History of Taber
Click on the picture of early downtown Taber to see a photo gallery >>
Coal-Mining Town Beginnings
Taber was settled by homesteaders in the late 1890s and initially was a coal-mining town. Coal was mined in Taber and shipped to Medicine Hat, first on the Oldman River steamers and, later by narrow gauge railway. Mining declined dramatically in the late 1920s, however the extensive development of irrigation in Southern Alberta led to a major recovery in the early 1930s.
Founding of a Sugar Factory
Irrigation brought with it the production of sugar beets and by 1950, a sugar beet processing plant had been built. Roger's Sugar Ltd. (formerly, the Alberta Sugar Company) operates the only sugar factory in Alberta and it is the largest employer in Taber. The sugar factory is a landmark which can be seen clearly from Highways #3 and #36.
Naming of Taber
There are many stories of how the town received the name Taber, but the one usually accepted is that it was named for Mt. Tabor in Palestine. However, the story is told that in 1903, with the arrival of the first Mormon settlers from the USA, they established a hamlet at what was known then as Tank #77 on the Medicine Hat-Lethbridge Railway.

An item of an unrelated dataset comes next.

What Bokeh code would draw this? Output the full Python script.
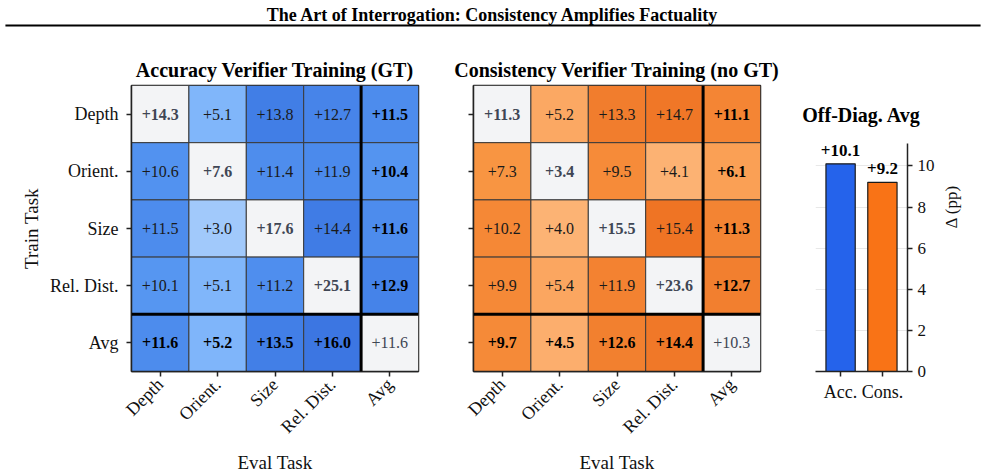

Later, with the establishment of a post office, it was decided by the Canadian Pacific Railroad (CPR) to name the station Tabor. The station's letterhead and various forms came through printed Taber. When the settlement was incorporated in 1907, the name was changed to Taber, making the name of the town and the post office uniform with the records of the CPR.
A Centennial Celebration
In 2005, Taber was one of five communities that celebrated its centennial birthday concurrent with that of the province.
Taber's Coat of Arms
Granted in 2004 by the Public Register of Arms, Flags and Badges, the Town of Taber's official Coat of Arms symbolizes the history, growth, and prosperity of Taber.
The water tank represents Tank 77 which served the early railroad, and was the genesis of the Town of Taber.
The gold shield represents the sun shining on the earth in the area. The "V-shapes," or spray symbolizes three different things: a plant reaching for sunlight, a gusher produced when oil is hit, and a community looking up to better things and reaching for the future. The red wavy band stands for the presence and effect of wind in our area.
The horse signifies the "pit ponies" that were once used in the coal mines, the "horse power" in all types of transportations, the livestock of the area, as well as the western heritage and culture of cowboys. The antelope is a symbol for the same type of animals commonly found around Taber. Each of the two animals wear collars of wild roses, Alberta's provincial flower. Finally, each animal wears a pentagon which serves to symbolize coal mining and rail transport. The shape of the pentagon alludes to the structures of Tank 77 and coal. The compartment in the lower section of the Coat of Arms contains examples of local crops: sugar beets, wheat, and corn.
The motto reads "Unity - Growth - Prosperity," a message the Town of Taber strives to achieve every day.
Higashiomi Twinning Relationship
Since 1981, the Town of Taber and Notogawa, Japan have been twinned municipalities. Notogawa was a town located in Kanzaki District, in Shiga Prefecture in Japan. In 2006, Notogawa was merged into the city of Higashiomi. Therefore, in 2006, Taber re-signed the Twinning Agreement to demonstrate the Town's commitment to keeping the friendship going.
Notogawa Station is the only Japanese Railway Station in Higashiomi, which harkens to the similarity between the two municipalities in regards to the importance of the railway. The Twinning Agreement is the second oldest in Alberta, second only to Jasper.
In alternating years, delegates from each municipality travel to the other country in order to experience a new country, culture, and enjoy new friendships! The delegations are typically comprised of students with a few adults, but there have been delegations with adult citizens from each country. Many of the gifts presented to the Town of Taber can be found within a cabinet just outside Council Chambers!
The Twinning Relationship provides opportunities for both municipalities to experience new cultures, collaboration between governments, as well as possible economic growth. But above all, it provides an avenue for citizens to create and foster friendships beyond borders!
Delegates from Japan receive a map of Taber and area in 1986!
Mayor Bryant accepts a gift on behalf of the Town in 2009
35th Anniversary Gift to Higashiomi
Following in the tradition of presenting a gift to the host country, the Town of Taber commissioned a one-of-a-kind piece to celebrate the 35th anniversary of our twinning with Higashiomi! Created by Southern Alberta artist Marney Delver, this piece combines Higashiomi and Taber in their most natural states! The Japanese Maple leaves are from the municipal tree of Higashiomi, and the potato flowers stand as a symbol for one of Taber's famous crops! Together they create this beautiful piece that will forever commemorate our friendship! The entire piece is created out of clay and then hand-painted. This gift was presented to the City of Higashiomi by Town of Taber delegates in July 2016.